Anamnèse
En février 2018, un homme de 60 ans se présente à la consultation du service d’orthopédie de notre hôpital en raison de douleurs au niveau du genou gauche. Il présente une gonarthrose en varus évoluée avec une instabilité médio-latérale, ainsi qu’une atteinte patellaire. Une prothèse totale cimentée du genou gauche est posée. Après l’intervention, le patient continue cependant de se plaindre d’une douleur lancinante, y compris pendant la nuit. Comme le chirurgien ne parvient pas à expliquer directement ce phénomène, nous sommes appelés en consultation. Effectivement, aucun problème n’est à signaler au niveau de la prothèse.
Tableau clinique
Une inspection cutanée apporte un nouvel élément, à savoir la présence, au niveau du même genou, d’une lésion que l’orthopédiste avait jugée banale. À l’examen, nous observons une tumeur hémisphérique bleu-rouge de 0,5cm sur la face antéro-médiale du genou gauche. Nous suspectons une tumeur glomique, un angiome ou un granulome pyogène (Figure 1).
Traitement
Une excision est pratiquée sous anesthésie locale.
Histologie
La résection est suivie d’un examen au microscope optique.
La coloration à l’hématoxyline et à l’éosine (Figures 2 et 3), ainsi que d’autres colorations (C-MYC et Ki-67) révèlent une tumeur glomique atypique avec de nombreuses mitoses.
Commentaire
Une tumeur glomique est un néoplasme généralement bénin des cellules musculaires lisses péri-artériolaires. La cause de cette prolifération cellulaire est inconnue. Sur le plan clinique, on observe la présence d’un ou de plusieurs nodules ou papules rouge-bleu, qui disparaissent parfois à la pression, dans le derme ou l’hypoderme, si bien qu’ils sont parfois confondus avec des lésions vasculaires ou mélanocytaires.

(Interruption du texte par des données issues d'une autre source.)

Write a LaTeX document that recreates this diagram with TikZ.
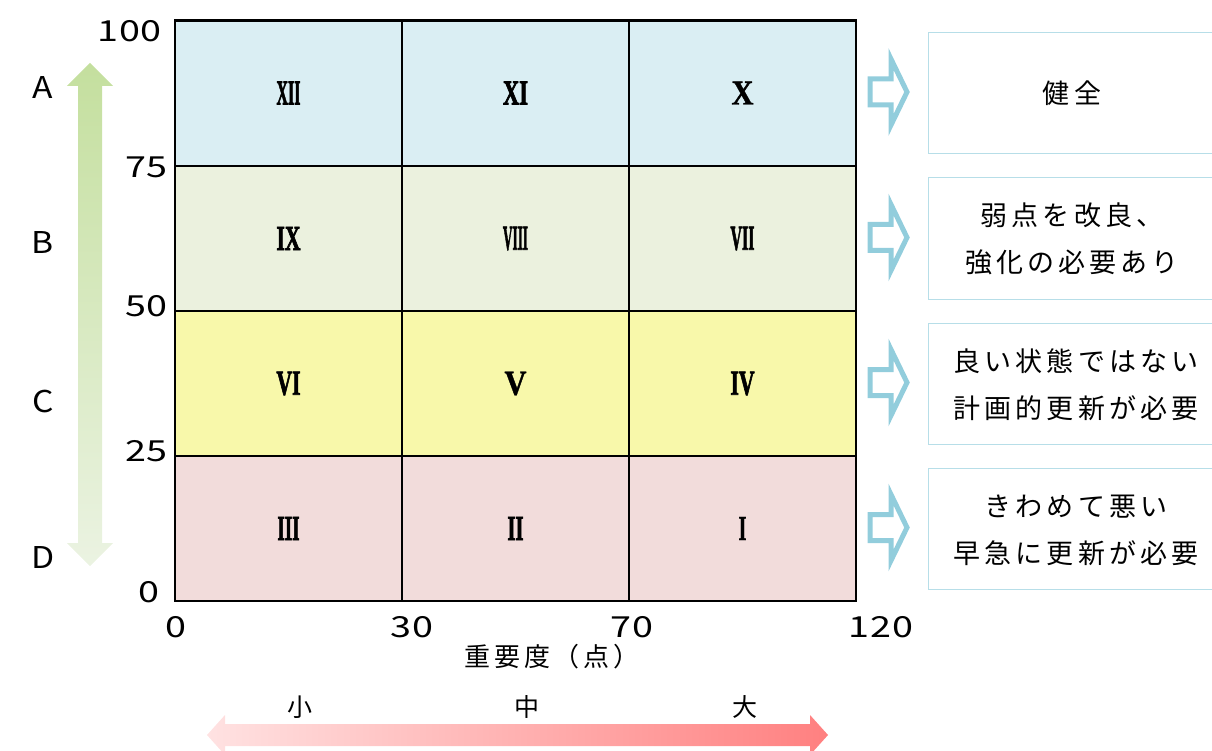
\documentclass[tikz,border=0pt]{standalone}
\usepackage{fontspec}
\usepackage{graphicx}
\setmainfont{Noto Sans CJK JP}
\newfontfamily\jpsp[LetterSpace=15]{Noto Sans CJK JP}
\newfontfamily\numfont[FakeStretch=1.3,LetterSpace=3]{Noto Sans CJK JP}
\newfontfamily\latfont[FakeStretch=1.12]{Noto Sans CJK JP}
\newfontfamily\cjkfont{Noto Sans CJK JP}
\newfontfamily\rmnfont[FakeBold=2.5]{Liberation Serif}
\newfontfamily\rmnfontb[FakeBold=1.2]{Liberation Serif}
\newcommand\rnum[2]{\resizebox{#2pt}{23pt}{\rmnfont\bfseries #1}}
\newcommand\rnumb[2]{\resizebox{#2pt}{23pt}{\rmnfontb\bfseries #1}}
\definecolor{rowA}{HTML}{DAEEF3}
\definecolor{rowB}{HTML}{EBF1DE}
\definecolor{rowC}{HTML}{F8F8AA}
\definecolor{rowD}{HTML}{F2DCDB}
\definecolor{arrblue}{HTML}{92CDDC}
\definecolor{boxblue}{HTML}{B7DEE8}
\definecolor{gtop}{HTML}{C4DF9E}
\definecolor{gbot}{HTML}{EBF3E2}
\definecolor{pleft}{HTML}{FFE2E2}
\definecolor{pright}{HTML}{FF8080}
\begin{document}
\begin{tikzpicture}[x=1pt,y=-1pt,
  cell/.style={draw=black,line width=1.8pt,minimum width=227pt,minimum height=145pt,inner sep=0pt,outer sep=0pt},
  ytick/.style={anchor=east,font=\numfont\fontsize{29}{29}\selectfont,inner sep=0pt},
  xtick/.style={anchor=center,font=\numfont\fontsize{29}{29}\selectfont,inner sep=0pt},
  grade/.style={anchor=center,font=\latfont\fontsize{30}{30}\selectfont,inner sep=0pt},
  infobox/.style={draw=boxblue,line width=1pt,fill=white,minimum width=290pt,minimum height=121pt,anchor=west,inner sep=0pt},
  infotext/.style={align=center,font=\jpsp\fontsize{27}{47}\selectfont,inner sep=0pt},
  hollow/.style={draw=arrblue,line width=5pt,fill=white,line join=miter,miter limit=10},
  sizelabel/.style={font=\cjkfont\fontsize{25}{25}\selectfont,inner sep=0pt}
]
\useasboundingbox (0,0) rectangle (1212,751);
% grid cells
\node[cell,fill=rowA] (c12) at (288.5,93) {\rnum{XII}{24}};
\node[cell,fill=rowA] (c11) at (515.5,93) {\rnum{XI}{25}};
\node[cell,fill=rowA] (c10) at (742.5,93) {\rnumb{X}{22}};
\node[cell,fill=rowB] (c9) at (288.5,238.5) {\rnum{IX}{24}};
\node[cell,fill=rowB] (c8) at (515.5,238.5) {\rnum{VIII}{25}};
\node[cell,fill=rowB] (c7) at (742.5,238.5) {\rnum{VII}{24}};
\node[cell,fill=rowC] (c6) at (288.5,383.5) {\rnum{VI}{24}};
\node[cell,fill=rowC] (c5) at (515.5,383.5) {\rnumb{V}{22}};
\node[cell,fill=rowC] (c4) at (742.5,383.5) {\rnum{IV}{24}};
\node[cell,fill=rowD] (c3) at (288.5,528.5) {\rnum{III}{22}};
\node[cell,fill=rowD] (c2) at (515.5,528.5) {\rnum{II}{16}};
\node[cell,fill=rowD] (c1) at (742.5,528.5) {\rnumb{I}{8}};
\draw[line width=2.5pt] (c12.north west) rectangle (c1.south east);
% y ticks
\node[ytick] (y100) at (162,31) {100};
\node[ytick] (y75) at (168,167) {75};
\node[ytick] (y50) at (168,306) {50};
\node[ytick] (y25) at (168,451) {25};
\node[ytick] (y0) at (160,592) {0};
% x ticks
\node[xtick] (x0) at (176,627) {0};
\node[xtick] (x30) at (412,627) {30};
\node[xtick] (x70) at (632,627) {70};
\node[xtick] (x120) at (881,627) {120};
\node[font=\jpsp\fontsize{26}{26}\selectfont,inner sep=0pt] (xlab) at (552,657) {重要度（点）};
% grades
\node[grade] (gA) at (43,88) {A};
\node[grade] (gB) at (43,243) {B};
\node[grade] (gC) at (43,402) {C};
\node[grade] (gD) at (43,558) {D};
% green arrow
\shade[top color=gtop,bottom color=gbot] (90,63) -- (113,86) -- (102,86) -- (102,543) -- (113,543) -- (90,566) -- (67,543) -- (78,543) -- (78,86) -- (67,86) -- cycle;
% pink arrow
\shade[left color=pleft,right color=pright] (207,735) -- (225,715) -- (225,724) -- (810,724) -- (810,715) -- (828,735) -- (810,755) -- (810,746) -- (225,746) -- (225,755) -- cycle;
\node[sizelabel] (small) at (300,707) {小};
\node[sizelabel] (mid) at (527,707) {中};
\node[sizelabel] (big) at (745,707) {大};
% hollow arrows
\foreach \cy in {92,237.5,382.5,527.5}{
  \draw[hollow] (870,\cy-13) -- (891,\cy-13) -- (891,\cy-33) -- (907,\cy) -- (891,\cy+33) -- (891,\cy+13) -- (870,\cy+13) -- cycle;
}
% boxes
\node[infobox] (b1) at (928,93.5) {};
\node[infobox] (b2) at (928,238.5) {};
\node[infobox] (b3) at (928,383.5) {};
\node[infobox] (b4) at (928,528.5) {};
\node[infotext] (t1) at (1072,93.5) {健全};
\node[infotext] (t2) at (1072,238.5) {弱点を改良、\\強化の必要あり};
\node[infotext] (t3) at (1076,385) {良い状態ではない\\計画的更新が必要};
\node[infotext] (t4) at (1076,530) {きわめて悪い\\早急に更新が必要};
\end{tikzpicture}
\end{document}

Les tumeurs glomiques sont classées dans deux catégories: la forme classique douloureuse et la forme plus rare caractérisée par différents glomangiomes indolores et malformations glomuveineuses. Même si la plupart des tumeurs glomiques sont solitaires et se développent sous l’ongle d’un doigt, ces lésions peuvent également apparaître à d’autres endroits du corps (cf. notre patient). La douleur se manifeste par des accès douloureux paroxystiques, souvent sous l’effet de la pression ou d’un changement de température. L’excision chirurgicale de la lésion permet toutefois de faire disparaître la douleur.
Dans de rares cas, comme chez notre patient, il s’agit d’une tumeur glomique atypique. Nous avons considéré cette tumeur davantage comme une forme maligne, compte tenu de la forte activité mitotique de plus de 5 mitoses pour 50 champs à fort grossissement. La coloration de C-MYC (un oncogène connu) s’est également avérée positive dans de nombreux noyaux de la lésion. La coloration de l’antigène Ki-67 (prolifération cellulaire) s’est révélée positive dans environ 10% des noyaux tumoraux.
Étant donné la rareté de ce type de lésion, il n’existe aucune directive concernant le traitement. Toutefois, après concertation avec des médecins de l’UZ Gent (à savoir les Pr S. De Schepper, dermatopathologie, et D. Creytens, anatomopathologie), nous avons décidé de réséquer une marge supplémentaire de 1cm.
Le pronostic est généralement favorable: la plupart des tumeurs glomiques solitaires ne récidivent pas après avoir été enlevées. Pour l’instant, tout se passe très bien aussi pour notre patient: il ne présente plus de lésion et ne souffre plus.